At my theatre we have had 2 clearcom headsets break over the last year. I want to replace these, as well as possible pick up a few more beltpacks, but unfortunately, we don't have the money to go and buy from Clearcom. Does anyone know where you can get headsets and beltpacks at a reduced rate? Our theatre is in Ontario, Canada, just north of Toronto.

The equipment we need does not have to be Clearcom brand. I know of and have used Production Intercom and would use this as well. Or anything else that can interface with a Clearcom base station.


----------



## seanandkate (Sep 25, 2011)

Hey neighbour! I'm up the road from you, living in Stouffville and working in Thornhill. I've always used Christielites in Toronto, and except for the base stations, I use the PI headsets and beltpacks almost exclusively. Jack Frost also deals them, so you may want to compare and contrast prices. I think Cosmo Music is also a dealer, but I would imagine the price might make you throw up in your mouth a little. We use the BP-1 beltpacks, and the SMH 310s. If you want, I can loan you a set or two and you can see what you think. Feel free to PM me.


----------



## joeyfergie (Sep 25, 2011)

Thanks Sean. I figured Christielites would have them, but I don't know what kind of prices they would have. Didn't know about Jack Frost. I find it hard to find resellers and such online. I have emailed Cosmo, as I noticed it in their rental section, but it would be pretty expensive from them I figure.
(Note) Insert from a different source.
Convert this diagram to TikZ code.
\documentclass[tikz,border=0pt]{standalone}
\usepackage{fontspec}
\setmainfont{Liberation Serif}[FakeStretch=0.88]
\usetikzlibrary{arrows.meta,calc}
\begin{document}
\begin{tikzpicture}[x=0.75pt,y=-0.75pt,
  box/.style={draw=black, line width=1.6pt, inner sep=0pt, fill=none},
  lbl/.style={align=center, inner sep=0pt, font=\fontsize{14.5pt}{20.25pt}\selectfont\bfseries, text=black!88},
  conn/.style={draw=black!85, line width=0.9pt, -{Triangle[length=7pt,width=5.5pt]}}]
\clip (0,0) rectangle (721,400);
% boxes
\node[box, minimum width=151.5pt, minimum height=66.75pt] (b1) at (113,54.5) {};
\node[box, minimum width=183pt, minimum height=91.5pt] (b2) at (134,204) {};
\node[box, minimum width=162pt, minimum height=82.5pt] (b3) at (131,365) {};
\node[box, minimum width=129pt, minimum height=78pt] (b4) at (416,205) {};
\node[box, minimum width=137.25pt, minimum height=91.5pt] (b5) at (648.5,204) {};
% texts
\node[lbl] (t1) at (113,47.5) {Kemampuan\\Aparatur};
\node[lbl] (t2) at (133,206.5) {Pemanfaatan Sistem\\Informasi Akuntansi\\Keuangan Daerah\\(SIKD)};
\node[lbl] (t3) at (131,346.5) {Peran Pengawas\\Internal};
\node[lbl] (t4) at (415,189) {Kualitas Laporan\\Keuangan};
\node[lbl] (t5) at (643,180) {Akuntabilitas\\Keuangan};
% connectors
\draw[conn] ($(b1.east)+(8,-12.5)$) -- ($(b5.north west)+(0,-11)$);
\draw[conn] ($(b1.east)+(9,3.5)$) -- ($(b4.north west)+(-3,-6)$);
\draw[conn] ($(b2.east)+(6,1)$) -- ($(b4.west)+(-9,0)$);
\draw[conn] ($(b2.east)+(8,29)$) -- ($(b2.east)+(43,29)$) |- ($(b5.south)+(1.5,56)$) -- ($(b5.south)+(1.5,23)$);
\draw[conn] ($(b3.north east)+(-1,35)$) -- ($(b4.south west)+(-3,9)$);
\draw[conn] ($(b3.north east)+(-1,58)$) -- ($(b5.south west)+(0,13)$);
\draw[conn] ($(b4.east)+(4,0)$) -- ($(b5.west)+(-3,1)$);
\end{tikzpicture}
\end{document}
I've used the BP-1's throughout high school, and that's what I am looking at getting. Still need to find good headsets however, as that is what we are in need of more. (we currently have more belt packs than headsets)


----------



## seanandkate (Sep 25, 2011)

My records say the SMH 310 was $130 the last time I bought one through Christie (albeit, that was about 4 years ago). Mark Pearson, who I deal with at Christie, wanted me to tell him how they fared, because he wondered about their durability. I have _yet_ to have one fail in a high school environment.


----------



## jstroming (Sep 25, 2011)

I started buying from production intercom about 4 years ago. Back then, the sales guy at Production Intercom flat out told me not to buy their headsets, as they weren't as good as clearcom's. 

Clearcom lost me when they updated to the new beltpack. I hate them. Hate hate hate them. 
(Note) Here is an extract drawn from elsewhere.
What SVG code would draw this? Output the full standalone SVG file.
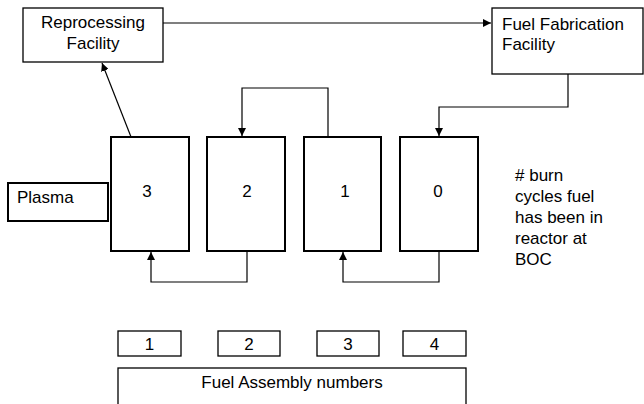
<svg xmlns="http://www.w3.org/2000/svg" width="644" height="404" viewBox="0 0 644 404">
  <defs>
    <marker id="arrow" viewBox="0 0 10 10" refX="10" refY="5" markerWidth="8" markerHeight="8" markerUnits="userSpaceOnUse" orient="auto">
      <path d="M0,0 L10,5 L0,10 z" fill="#000"/>
    </marker>
  </defs>
  <style>
    text { font-family: "Liberation Sans", Arial, sans-serif; font-size: 17px; fill: #000; }
    .box { fill: #fff; stroke: #000; stroke-width: 1.3; }
    .cyc { fill: #fff; stroke: #000; stroke-width: 2; }
    .conn { fill: none; stroke: #000; stroke-width: 1.2; marker-end: url(#arrow); }
    .mid { text-anchor: middle; }
  </style>
  <rect width="644" height="404" fill="#fff"/>

  <g id="connectors">
    <path class="conn" d="M163,23 H491"/>
    <path class="conn" d="M133,142 L102,63"/>
    <path class="conn" d="M328,137 V88 H242 V136"/>
    <path class="conn" d="M568,74 V107 H439 V136"/>
    <path class="conn" d="M247,251 V282 H151 V252"/>
    <path class="conn" d="M439,251 V282 H343 V252"/>
  </g>

  <g id="reprocessing">
    <rect class="box" x="23" y="8" width="140" height="54"/>
    <text class="mid" x="93" y="28">Reprocessing</text>
    <text class="mid" x="93" y="49">Facility</text>
  </g>

  <g id="fabrication">
    <rect class="box" x="492" y="8" width="151" height="66"/>
    <text x="502" y="30">Fuel Fabrication</text>
    <text x="502" y="50">Facility</text>
  </g>

  <g id="plasma">
    <rect class="cyc" x="8" y="183" width="100" height="38"/>
    <text x="17" y="203">Plasma</text>
  </g>

  <g id="cycle3">
    <rect class="cyc" x="111" y="137" width="78" height="114"/>
    <text class="mid" x="147" y="197">3</text>
  </g>
  <g id="cycle2">
    <rect class="cyc" x="207" y="137" width="78" height="114"/>
    <text class="mid" x="247" y="197">2</text>
  </g>
  <g id="cycle1">
    <rect class="cyc" x="304" y="137" width="77" height="114"/>
    <text class="mid" x="345" y="197">1</text>
  </g>
  <g id="cycle0">
    <rect class="cyc" x="400" y="137" width="78" height="114"/>
    <text class="mid" x="438" y="197">0</text>
  </g>

  <g id="legend">
    <text x="515" y="181">
      <tspan x="515">&#35; burn</tspan>
      <tspan x="515" dy="21">cycles fuel</tspan>
      <tspan x="515" dy="21">has been in</tspan>
      <tspan x="515" dy="21">reactor at</tspan>
      <tspan x="515" dy="21">BOC</tspan>
    </text>
  </g>

  <g id="assembly1">
    <rect class="box" x="118" y="331" width="63" height="25"/>
    <text class="mid" x="149.5" y="350">1</text>
  </g>
  <g id="assembly2">
    <rect class="box" x="218" y="331" width="62" height="25"/>
    <text class="mid" x="249" y="350">2</text>
  </g>
  <g id="assembly3">
    <rect class="box" x="317" y="331" width="62" height="25"/>
    <text class="mid" x="348" y="350">3</text>
  </g>
  <g id="assembly4">
    <rect class="box" x="403" y="331" width="63" height="25"/>
    <text class="mid" x="434.5" y="350">4</text>
  </g>

  <g id="assembly-label">
    <rect class="box" x="118" y="368" width="348" height="40"/>
    <text class="mid" x="292" y="388">Fuel Assembly numbers</text>
  </g>
</svg>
All of our systems now are PI base stations, PI beltpacks, and Clearcom headsets (cc-92 I think?). Don't know if PI has gotten better headsets since then.


----------



## joeyfergie (Sep 25, 2011)

I've used PI headsets. I can see how they are not as good as Clear-com, but I actually preferred them to the older Clear-com headsets we had at the time. Now we have new Clear-com headsets and they are so much better. Only problem is they are super expensive.
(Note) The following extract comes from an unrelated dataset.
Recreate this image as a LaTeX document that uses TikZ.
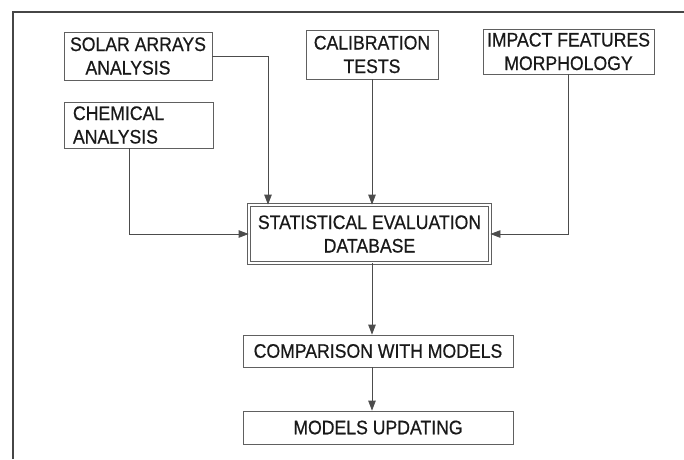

I do agree the new Clear-com Beltpacks are a little odd. I have to admit I have always liked the PI beltpacks the best (they were the first ones I used). Although, the new Clear-com ones do have an input for 2.5mm headsets, which can save you some money if you want to buy cheap electronic store headsets.

For me, the type of headset doesn't really matter to much at the moment. I just have so many failing headsets that they need to be replaced. I'll probably go with PI just because they are less money.


----------



## museav (Sep 26, 2011)

The "best" place to purchase anything can be difficult to determine as what defines being "best" can vary and you often have to balance price, support, service, etc. FWIW, I didn't think the Clear-Com or Production Intercom sold directly to end users other than possibly for service parts, if they are then I know some reps and dealers that would be interested in knowing that.


----------



## gbdesign (Sep 26, 2011)

I bought a PI headset for my personal use on shows several years ago from Springtree Media Group online. They seemed to have the best prices at the time. The headset has worked like a charm, even using it in several different venues (all Clear-Com based).


----------



## seanandkate (Sep 27, 2011)

I've got another source for you: A former student of mine. His prices are better that Christielites 99 times out of 100, but I needed to check if he was a PI dealer, and he is. His name is Jason Rose at JRS Consulting / The A/V Shop. His email is [email protected]. Tell him I sent you, and I'm sure he can strike you a good deal.


----------



## bishopthomas (Sep 27, 2011)

I buy all my Clearcom and radios off eBay.


----------